It’s Time To Give Newt Some Credit
As King Louis XVIII re-entered Paris on a fine June day in 1815, after the defeat of Napoleon Bonaparte, the Count of Chambord bowed in welcome and coined a phrase: “A hundred days have elapsed, sire, since the fatal moment when your Majesty was forced to quit your capital in the midst of tears.”
On Friday of this week, in a prime-time television address, Speaker Newton Gingrich will mark the close of this House’s first hundred days - a historic period that drove the liberal ancien regime to tears of rage.
Despite the lack of total delivery on the hopes of his Contract, and notwithstanding the necessary sober second-thinking in the Senate, nobody can deny that ours is a nation with a new sense of direction - toward a new balance in budgeting, in federal and state power, and in social welfare and personal responsibility.
Democrats know that the driving force of change has been the daringly divisive speaker. Because they cannot compete with his intellectual energy, and cannot effectively counter restraints on government that reflect the will of the majority, House Democrats are waging a guerrilla campaign to discredit and besmear the speaker.
That is what lies behind the series of ethics charges that Democratic leaders hope will bedevil the thin-skinned politician into the sort of self-destruction of which Newt is all too capable.
Democrats want an outside goo-goo to determine the standards of right and wrong. But internal goo-goos are elected to do that job, guided by the public’s sense of right and wrong, and the ethical judgments of the seers of seemliness on the sidelines. Let’s examine the accusations of Gingrichian corner-cutting now before the House Ethics Committee.
First: Did a tax-free foundation, in which Newt is closely involved, finance a college course that he taught? Sure; nothing wrong there. But did Gingrich’s course have an “overt” political purpose - like persuading students and lookers-in that the national hairdo needed a new permanent wave?
Of course it did, and what’s unethical about that? This is not a case of the use of tax-free funds for lobbying purposes, buttonholing legislators to pass self-serving bills; on the contrary, Newt’s Progress and Freedom Foundation is an example of a political activist getting and using the wherewithal to shout his political philosophy from the academic and electronic rooftops.
We should have more such avenues to the marketplace of ideas. (I’m thinking of starting the “Greed and Mean-Spiritedness Foundation.”) Newt’s mistake - an error in seemliness, not an ethical transgression - was failing to disclose the names of contributors, which he belatedly rectified.
Two other complaints are a joke.
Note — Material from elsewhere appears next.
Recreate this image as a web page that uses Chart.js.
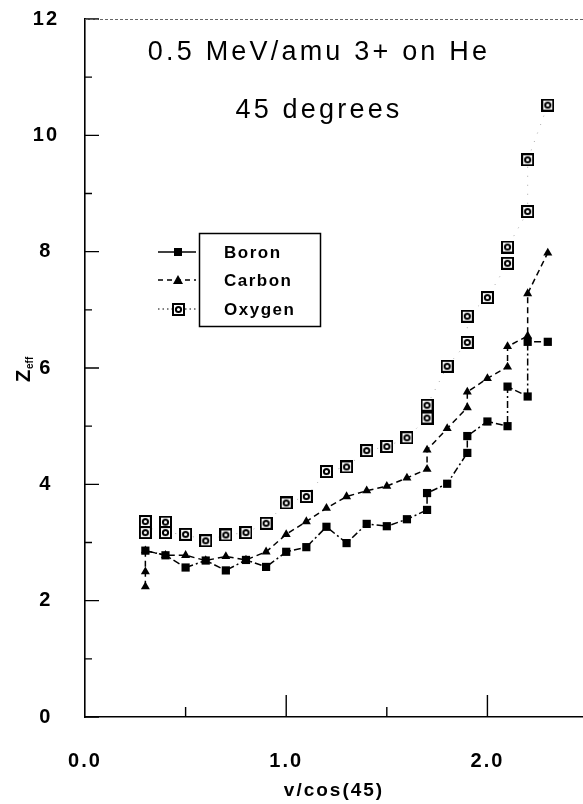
<!DOCTYPE html>
<html>
<head>
<meta charset="utf-8">
<script src="https://cdn.jsdelivr.net/npm/chart.js@4.4.0/dist/chart.umd.min.js"></script>
<style>
    html, body { margin: 0; padding: 0; background: #fff; overflow: hidden; }
    #wrap { width: 583px; height: 804px; }
    canvas { display: block; }
</style>
</head>
<body>
<div id="wrap"><canvas id="chart" width="583" height="804"></canvas></div>
<script>
// measured Z_eff vs v/cos(45) for the three projectiles
const boronX = [0.3, 0.4, 0.5, 0.6, 0.7, 0.8, 0.9, 1.0, 1.1, 1.2, 1.3, 1.4, 1.5, 1.6, 1.7, 1.7, 1.8, 1.9, 1.9, 2.0, 2.1, 2.1, 2.2, 2.2, 2.3];
const boronZ = [2.86, 2.78, 2.57, 2.69, 2.52, 2.70, 2.58, 2.84, 2.92, 3.27, 2.99, 3.32, 3.28, 3.40, 3.56, 3.85, 4.01, 4.54, 4.83, 5.08, 5.00, 5.68, 5.51, 6.45, 6.45];

const carbonX = [0.3, 0.3, 0.3, 0.4, 0.5, 0.6, 0.7, 0.8, 0.9, 1.0, 1.1, 1.2, 1.3, 1.4, 1.5, 1.6, 1.7, 1.7, 1.8, 1.9, 1.9, 2.0, 2.1, 2.1, 2.2, 2.2, 2.3];
const carbonZ = [2.24, 2.50, 2.86, 2.78, 2.78, 2.69, 2.76, 2.70, 2.84, 3.14, 3.36, 3.59, 3.79, 3.89, 3.97, 4.11, 4.26, 4.59, 4.96, 5.32, 5.59, 5.82, 6.02, 6.37, 6.55, 7.28, 7.98];

const oxygenX = [0.3, 0.3, 0.4, 0.4, 0.5, 0.6, 0.7, 0.8, 0.9, 1.0, 1.1, 1.2, 1.3, 1.4, 1.5, 1.6, 1.7, 1.7, 1.8, 1.9, 1.9, 2.0, 2.1, 2.1, 2.2, 2.2, 2.3];
const oxygenZ = [3.36, 3.17, 3.35, 3.17, 3.14, 3.03, 3.13, 3.17, 3.33, 3.68, 3.79, 4.22, 4.30, 4.58, 4.65, 4.80, 5.14, 5.36, 6.03, 6.44, 6.89, 7.21, 7.80, 8.08, 8.69, 9.58, 10.52];

const seriesNames = ["Boron", "Carbon", "Oxygen"];
const titleLines = ["0.5 MeV/amu 3+ on He", "45 degrees"];
const xAxisTitle = "v/cos(45)";

const pts = (xs, ys) => xs.map((x, i) => ({ x: x, y: ys[i] }));

// boxed dot used for the oxygen points
function boxedDot(size) {
    const c = document.createElement("canvas");
    c.width = size; c.height = size;
    const g = c.getContext("2d");
    g.fillStyle = "#fff";
    g.fillRect(0, 0, size, size);
    g.fillStyle = "#000";
    g.fillRect(0, 0, size, 2);
    g.fillRect(0, size - 2, size, 2);
    g.fillRect(0, 0, 2, size);
    g.fillRect(size - 2, 0, 2, size);
    g.beginPath();
    g.arc(size / 2, size / 2, 2.6, 0, Math.PI * 2);
    g.strokeStyle = "#000";
    g.lineWidth = 2;
    g.stroke();
    return c;
}
const oxyMarker = boxedDot(13);

const frame = {
    id: "frame",
    // let the plot run all the way to the right edge of the canvas
    afterLayout(chart) {
        const a = chart.chartArea;
        const x = chart.scales.x;
        if (a.right < chart.width) {
            a.right = chart.width;
            a.width = a.right - a.left;
            x.right = chart.width;
            x.width = x.right - x.left;
            x.configure();
        }
    },
    beforeDraw(chart) {
        chart.ctx.letterSpacing = "2px";
    },
    beforeDatasetsDraw(chart) {
        const { ctx, chartArea: a, scales: { x, y } } = chart;
        ctx.save();
        ctx.strokeStyle = "#000";
        ctx.lineWidth = 1.4;
        ctx.beginPath();
        // inward ticks on the left axis
        const yt = y.ticks.map(t => t.value);
        yt.forEach((v, i) => {
            const py = y.getPixelForValue(v);
            ctx.moveTo(a.left, py); ctx.lineTo(a.left + 14, py);
            if (i < yt.length - 1) {
                const pm = y.getPixelForValue((v + yt[i + 1]) / 2);
                ctx.moveTo(a.left, pm); ctx.lineTo(a.left + 7, pm);
            }
        });
        // inward ticks on the bottom axis
        const xt = x.ticks.map(t => t.value);
        xt.forEach(v => {
            const px = x.getPixelForValue(v);
            if (v > x.min) { ctx.moveTo(px, a.bottom); ctx.lineTo(px, a.bottom - 22); }
            const mid = v + 0.5;
            if (mid < x.max) {
                const pm = x.getPixelForValue(mid);
                ctx.moveTo(pm, a.bottom); ctx.lineTo(pm, a.bottom - 10);
            }
        });
        ctx.stroke();
        // faint top border
        ctx.strokeStyle = "#666";
        ctx.lineWidth = 1;
        ctx.setLineDash([3, 2]);
        ctx.beginPath();
        ctx.moveTo(a.left, a.top + 0.5); ctx.lineTo(a.right, a.top + 0.5);
        ctx.stroke();
        ctx.restore();
    },
    afterDraw(chart) {
        const ctx = chart.ctx;
        ctx.save();
        ctx.fillStyle = "#000";
        // plot title
        ctx.letterSpacing = "3.2px";
        ctx.font = "27px 'Liberation Sans', Arial, sans-serif";
        ctx.textAlign = "center";
        ctx.textBaseline = "middle";
        ctx.fillText(titleLines[0], 319, 53);
        ctx.fillText(titleLines[1], 319, 111);

        // y axis title Z_eff
        ctx.save();
        ctx.translate(24, 372);
        ctx.rotate(-Math.PI / 2);
        ctx.letterSpacing = "0px";
        ctx.textAlign = "left";
        ctx.font = "bold 20px 'Liberation Sans', Arial, sans-serif";
        ctx.fillText("Z", -10, 0);
        ctx.font = "bold 10px 'Liberation Sans', Arial, sans-serif";
        ctx.fillText("eff", 3, 6);
        ctx.restore();

        // legend box
        ctx.strokeStyle = "#000";
        ctx.lineWidth = 1.5;
        ctx.strokeRect(199.5, 233.5, 121, 93);
        const rows = [252, 280, 309];
        const dashes = [[], [5, 4], [1.5, 3]];
        ctx.font = "bold 17px 'Liberation Sans', Arial, sans-serif";
        ctx.letterSpacing = "1.5px";
        ctx.textAlign = "left";
        rows.forEach((ry, i) => {
            ctx.save();
            ctx.setLineDash(dashes[i]);
            ctx.lineWidth = i === 2 ? 1 : 1.5;
            ctx.beginPath();
            ctx.moveTo(158, ry); ctx.lineTo(196, ry);
            ctx.stroke();
            ctx.restore();
            if (i === 0) {
                ctx.fillRect(174, ry - 4, 8, 8);
            } else if (i === 1) {
                ctx.beginPath();
                ctx.moveTo(178, ry - 5); ctx.lineTo(183, ry + 4); ctx.lineTo(173, ry + 4);
                ctx.closePath(); ctx.fill();
            } else {
                ctx.drawImage(oxyMarker, 172, ry - 6);
            }
            ctx.fillText(seriesNames[i], 224, ry + 1);
        });
        ctx.restore();
    }
};

const tickFont = { family: "'Liberation Sans', Arial, sans-serif", size: 20, weight: "bold" };

new Chart(document.getElementById("chart"), {
    type: "scatter",
    data: {
        datasets: [
            {
                label: seriesNames[0],
                data: pts(boronX, boronZ),
                showLine: true,
                borderColor: "#000",
                backgroundColor: "#000",
                borderWidth: 1.5,
                borderDash: [7, 3, 2, 3],
                pointStyle: "rect",
                pointRadius: 5.8,
                pointBorderWidth: 0
            },
            {
                label: seriesNames[1],
                data: pts(carbonX, carbonZ),
                showLine: true,
                borderColor: "#000",
                backgroundColor: "#000",
                borderWidth: 1.5,
                borderDash: [6, 4],
                pointStyle: "triangle",
                pointRadius: 5.2,
                pointBorderWidth: 0
            },
            {
                label: seriesNames[2],
                data: pts(oxygenX, oxygenZ),
                showLine: true,
                borderColor: "#aaa",
                borderWidth: 1,
                borderDash: [1, 8],
                pointStyle: oxyMarker
            }
        ]
    },
    options: {
        responsive: false,
        animation: false,
        events: [],
        layout: { padding: { top: 19, right: 0, left: 0, bottom: 0 } },
        plugins: {
            legend: { display: false },
            tooltip: { enabled: false }
        },
        scales: {
            x: {
                type: "linear",
                min: 0,
                max: 2.475,
                afterFit(s) { s.height = 87; },
                // invisible tick length keeps the labels clear of the axis
                grid: { display: false, drawTicks: true, tickLength: 32 },
                border: { display: true, color: "#000", width: 1.6 },
                ticks: {
                    stepSize: 1,
                    includeBounds: false,
                    padding: 0,
                    color: "#000",
                    font: tickFont,
                    callback: v => v.toFixed(1)
                },
                title: {
                    display: true,
                    text: xAxisTitle,
                    color: "#000",
                    font: { family: "'Liberation Sans', Arial, sans-serif", size: 19, weight: "bold" },
                    padding: { top: 0, bottom: 2 }
                }
            },
            y: {
                min: 0,
                max: 12,
                afterFit(s) { s.width = 85; },
                grid: { display: false, drawTicks: true, tickLength: 21 },
                border: { display: true, color: "#000", width: 1.6 },
                ticks: {
                    stepSize: 2,
                    padding: 7,
                    crossAlign: "center",
                    color: "#000",
                    font: tickFont
                }
            }
        }
    },
    plugins: [frame]
});
</script>
</body>
</html>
Did the cable company that carried the Gingrich course, not paying for content, unethically donate time? If an assault on press freedom can be called silly, that’s it. And should Newt be censured for plugging his course on the House floor, which is carried by C-Span? That’s the sort of nitpick that gives ethics a bad name.
Now to the $4.5 million book advance.
A loophole in ethics rules allows lawmakers to make money writing books; its purpose is to encourage the dissemination of views, not to make millionaires out of public employees.
In defense of his deal, Gingrich points to the precedent set by then-Sen. Al Gore, who made a million on his screed about the environment, approved by an ethics committee, drawing no press criticism.
The Gore precedent should be overturned. If it had been widely known Al Gore was pocketing a bonanza (and using the vice-presidential pulpit to promote the commercial venture), ethicists would have hollered foul. Al can say piously he obeyed the rules, as can Newt, but the rules obviously need a rewrite.
Nobody should enrich himself while on the taxpayers’ payroll. It matters not if the compensation is paid in advance or is deferred; any creative output done by a public official while in office should be public property.
The Ethics Committee should give the speaker and all other representatives this guidance: The public servant who earns major outside income for private work done while in office is acting unethically. Wait until retirement to cash in.
With that policy clear for everyone, the speaker should be allowed to get on with the next hundred days.